What edge deployment unlocks
- Privacy by default. Images never leave the device, which sidesteps a whole class of compliance and trust problems.
- Lower latency. No round trip to the cloud means real-time response for robotics and safety systems.
- Cost at scale. Processing millions of frames locally avoids the recurring bill of cloud inference.
The catch is that edge models trade some accuracy for size, so the engineering challenge has shifted from raw accuracy to the art of fitting a good-enough model into a tight power and memory budget. For teams just beginning this journey, our getting started guide covers the foundations you will need first.
Foundation Models Absorb Detection
The third shift is structural. Large vision foundation models increasingly treat detection, segmentation, classification, and captioning as facets of a single capability rather than separate systems. A model that can segment anything in an image, or describe a scene and locate every object it mentions, blurs the line between tasks that used to require distinct pipelines.
The practical consequence
You may no longer build a detector from scratch. Instead you adapt a powerful general model, often with a small amount of your own data or even just a clever prompt. This lowers the barrier to entry dramatically while raising the ceiling on what a small team can ship. It also changes the skill set: prompt design and lightweight adaptation matter more, custom architecture design matters less for most projects.
Synthetic Data Becomes Standard
A quieter but important trend is the normalization of synthetic and AI-generated training data. When real examples of an edge case are rare, expensive, or impossible to capture safely, teams increasingly generate them. Modern generative models produce realistic scenes with perfect, automatic labels, which directly attacks the labeling bottleneck that has always governed detection projects. This is not a full replacement for real data, but as a supplement for rare classes it is becoming routine.

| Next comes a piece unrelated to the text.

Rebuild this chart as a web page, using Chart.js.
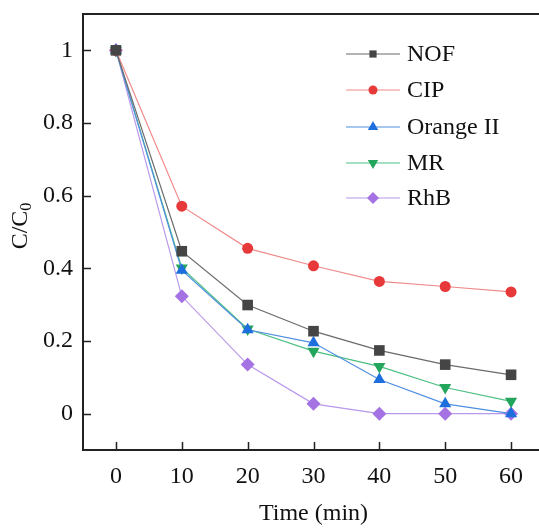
<!DOCTYPE html>
<html>
<head>
<meta charset="utf-8">
<script src="https://cdn.jsdelivr.net/npm/chart.js@4.4.0/dist/chart.umd.min.js"></script>
<style>
  html, body { margin: 0; padding: 0; background: #fff; overflow: hidden; }
  #wrap { width: 560px; height: 528px; }
</style>
</head>
<body>
<div id="wrap"><canvas id="chart" width="560" height="528"></canvas></div>
<script>
// dati
const times = [0, 10, 20, 30, 40, 50, 60];
const seriesNames = ["NOF", "CIP", "Orange II", "MR", "RhB"];
const nofValues = [1, 0.447, 0.299, 0.227, 0.174, 0.135, 0.107];
const cipValues = [1, 0.571, 0.455, 0.407, 0.364, 0.350, 0.335];
const orangeValues = [1, 0.395, 0.231, 0.195, 0.094, 0.027, 0.0];
const mrValues = [1, 0.401, 0.233, 0.172, 0.130, 0.072, 0.034];
const rhbValues = [1, 0.323, 0.135, 0.027, 0.0, 0.0, 0.0];
const yTicks = [0, 0.2, 0.4, 0.6, 0.8, 1];
const xTicks = [0, 10, 20, 30, 40, 50, 60];

const FONT = '"Liberation Serif", "Times New Roman", serif';

// r = raggio nel grafico, lr = raggio in legenda
const styles = [
  { line: "#6a6a6a", fill: "#454545", shape: "rect", rot: 0, r: 7.5, lr: 5 },
  { line: "#f08a8a", fill: "#e8393a", shape: "circle", rot: 0, r: 5.5, lr: 4.5 },
  { line: "#4f8fe0", fill: "#1c6fdc", shape: "triangle", rot: 0, r: 7, lr: 6 },
  { line: "#4cbf83", fill: "#23a55c", shape: "triangle", rot: 180, r: 7, lr: 6 },
  { line: "#b898ea", fill: "#a472e2", shape: "rectRot", rot: 0, r: 7, lr: 6 }
];
const allValues = [nofValues, cipValues, orangeValues, mrValues, rhbValues];

const datasets = allValues.map((vals, i) => ({
  label: seriesNames[i],
  data: times.map((t, j) => ({ x: t, y: vals[j] })),
  borderColor: styles[i].line,
  borderWidth: 1.2,
  backgroundColor: styles[i].fill,
  pointBackgroundColor: styles[i].fill,
  pointBorderColor: styles[i].fill,
  pointBorderWidth: 0,
  pointStyle: styles[i].shape,
  pointRotation: styles[i].rot,
  pointRadius: styles[i].r,
  pointHoverRadius: styles[i].r,
  tension: 0,
  fill: false
}));

function marker(ctx, s, x, y) {
  ctx.save();
  ctx.fillStyle = s.fill;
  ctx.translate(x, y);
  ctx.rotate(s.rot * Math.PI / 180);
  const r = s.lr;
  ctx.beginPath();
  if (s.shape === "rect") {
    const h = r * 0.72;
    ctx.rect(-h, -h, 2 * h, 2 * h);
  } else if (s.shape === "circle") {
    ctx.arc(0, 0, r, 0, Math.PI * 2);
  } else if (s.shape === "triangle") {
    ctx.moveTo(0, -r);
    ctx.lineTo(r * 0.866, r * 0.5);
    ctx.lineTo(-r * 0.866, r * 0.5);
    ctx.closePath();
  } else {
    ctx.moveTo(0, -r);
    ctx.lineTo(r, 0);
    ctx.lineTo(0, r);
    ctx.lineTo(-r, 0);
    ctx.closePath();
  }
  ctx.fill();
  ctx.restore();
}

const framePlugin = {
  id: "frame",
  afterDraw(chart) {
    const ctx = chart.ctx;
    const a = chart.chartArea;
    const xs = chart.scales.x, ys = chart.scales.y;
    ctx.save();
    ctx.strokeStyle = "#222";
    ctx.lineWidth = 2;
    ctx.beginPath();
    ctx.moveTo(a.right + 10, a.top);
    ctx.lineTo(a.left, a.top);
    ctx.lineTo(a.left, a.bottom);
    ctx.lineTo(a.right + 10, a.bottom);
    ctx.stroke();
    // tacche verso l'interno
    ctx.lineWidth = 1.5;
    ctx.beginPath();
    yTicks.forEach(v => {
      const y = Math.round(ys.getPixelForValue(v)) + 0.5;
      ctx.moveTo(a.left, y);
      ctx.lineTo(a.left + 8, y);
    });
    xTicks.forEach(v => {
      const x = Math.round(xs.getPixelForValue(v)) + 0.5;
      ctx.moveTo(x, a.bottom);
      ctx.lineTo(x, a.bottom - 8);
    });
    ctx.stroke();

    // titolo asse y con pedice
    ctx.fillStyle = "#111";
    ctx.translate(21, (a.top + a.bottom) / 2 - 6);
    ctx.rotate(-Math.PI / 2);
    ctx.font = "24px " + FONT;
    ctx.textBaseline = "middle";
    const main = "C/C";
    const w1 = ctx.measureText(main).width;
    ctx.font = "16px " + FONT;
    const w2 = ctx.measureText("0").width;
    const start = -(w1 + w2) / 2;
    ctx.font = "24px " + FONT;
    ctx.textAlign = "left";
    ctx.fillText(main, start, 0);
    ctx.font = "16px " + FONT;
    ctx.fillText("0", start + w1, 6);
    ctx.restore();

    // legenda
    ctx.save();
    ctx.font = "24px " + FONT;
    ctx.textBaseline = "middle";
    ctx.textAlign = "left";
    const rows = [54, 90, 127, 163, 198];
    seriesNames.forEach((name, i) => {
      const y = rows[i];
      ctx.strokeStyle = styles[i].line;
      ctx.lineWidth = 1.2;
      ctx.beginPath();
      ctx.moveTo(346, y);
      ctx.lineTo(400, y);
      ctx.stroke();
      marker(ctx, styles[i], 373, y);
      ctx.fillStyle = "#111";
      ctx.fillText(name, 407, y + 1);
    });
    ctx.restore();
  }
};

new Chart(document.getElementById("chart"), {
  type: "line",
  data: { datasets: datasets },
  options: {
    responsive: false,
    animation: false,
    layout: { padding: { top: 14, right: 16, left: 0, bottom: 0 } },
    plugins: { legend: { display: false }, tooltip: { enabled: false } },
    scales: {
      x: {
        type: "linear",
        min: -5,
        max: 65,
        afterBuildTicks: s => { s.ticks = xTicks.map(v => ({ value: v })); },
        afterFit: s => { s.height = 78; s.paddingLeft = 0; s.paddingRight = 0; },
        grid: { display: false, drawTicks: false },
        border: { display: false },
        ticks: {
          color: "#111",
          font: { family: FONT, size: 24 },
          padding: 12,
          maxRotation: 0
        },
        title: {
          display: true,
          text: "Time (min)",
          color: "#111",
          font: { family: FONT, size: 24 },
          padding: { top: 2, bottom: 0 }
        }
      },
      y: {
        min: -0.1,
        max: 1.1,
        afterBuildTicks: s => { s.ticks = yTicks.map(v => ({ value: v })); },
        afterFit: s => { s.width = 83; s.paddingTop = 0; s.paddingBottom = 0; },
        grid: { display: false, drawTicks: false },
        border: { display: false },
        ticks: {
          color: "#111",
          font: { family: FONT, size: 24 },
          padding: 10,
          callback: v => (v === 0 ? "0" : v === 1 ? "1" : v.toFixed(1))
        }
      }
    }
  },
  plugins: [framePlugin]
});
</script>
</body>
</html>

Multimodal Reasoning Meets Detection
A subtler shift sits underneath the headline trends: detection is increasingly entangled with reasoning. Where a classic detector simply returned boxes and labels, newer systems can be asked questions about a scene and answer by locating the relevant objects. "Find the products that are out of stock" or "highlight the safety violation" are instructions that blend detection with a degree of interpretation.
What changes for builders
- Instructions replace fixed pipelines. For some use cases, you describe the outcome you want in language rather than wiring up a bespoke detector and a rules engine behind it.
- The boundary between tasks blurs. Counting, locating, classifying, and describing increasingly happen in one model invocation rather than a chain of specialized components.
- Prompt and context design become real engineering skills. Getting a reasoning-capable vision model to do exactly what you want is closer to careful instruction-writing than to traditional training.
This does not retire precise, fine-tuned detectors, which still win where reliability and speed are paramount. But it adds a flexible, fast-to-build option for problems that used to demand a custom system, and it rewards teams who can think in terms of described outcomes. The judgment about when to use which approach is the same muscle our object detection trade-offs guide builds.
What Is Hype and What Is Real
Not every claim deserves equal weight, so it is worth separating the durable shifts from the noise. Edge deployment, open-vocabulary detection, and foundation-model adaptation are real and already in production today; betting on them is safe. The claim that custom training is obsolete is hype, because precise, reliable detection of a fixed, critical class still benefits from fine-tuning, and will for the foreseeable future. The claim that synthetic data fully replaces real data is also overstated; it supplements real data effectively but cannot substitute for validation on genuine examples. Reading the trends correctly means adopting what is proven while staying skeptical of the totalizing version of each story.
How to Position for All of This
The trends point to a clear strategy. Build your pipeline so the model is swappable, because the best available model will change more than once this year. Invest in data quality and evaluation rather than custom architectures, since adaptation is becoming cheaper than invention. And develop fluency in describing what you want in language, because open-vocabulary and foundation-model approaches reward that skill. For the broader career implications of these shifts, see our take on object detection as a career skill.
Frequently Asked Questions
Will open-vocabulary detection replace fine-tuned models?
Not entirely. Open-vocabulary detection is unbeatable for flexibility and long-tail categories, but a model fine-tuned on a specific, fixed set of classes still usually wins on precision for those exact classes. The emerging pattern is hybrid: use open-vocabulary detection for breadth and fine-tuning for the critical categories where precision is non-negotiable.
Is it still worth learning the older detection architectures?
Yes. Foundation models and open-vocabulary methods build on the same core concepts of bounding boxes, IoU, precision, and recall. Understanding the classic two-stage and one-stage architectures gives you the vocabulary to reason about the newer systems and to debug them when they misbehave. The fundamentals have not been deprecated.
How real is edge object detection in 2026?
Very real and increasingly mainstream. Smartphones, smart cameras, and even microcontrollers now run capable detectors locally thanks to quantization and dedicated accelerators. The accuracy gap versus cloud models has narrowed enough that on-device detection is the default choice for privacy-sensitive and real-time applications.
Can I trust synthetic training data?
For supplementing rare cases, generally yes, provided you validate on real data. Synthetic images solve the labeling and scarcity problem but can introduce subtle artifacts a model learns to exploit. The reliable pattern is to train on a blend of real and synthetic data and to always measure final performance against a real, held-out test set.
Key Takeaways
- Open-vocabulary detection lets models find objects described in text, collapsing the cost of adding new categories.
- Edge deployment is now mainstream, trading a little accuracy for privacy, low latency, and lower running costs.
- Foundation models increasingly treat detection as one capability, so adapting a general model often beats building from scratch.
- Synthetic data is becoming a standard supplement for rare classes, attacking the long-standing labeling bottleneck.
- Position by keeping models swappable, investing in data and evaluation over custom architecture, and building fluency in describing targets in language.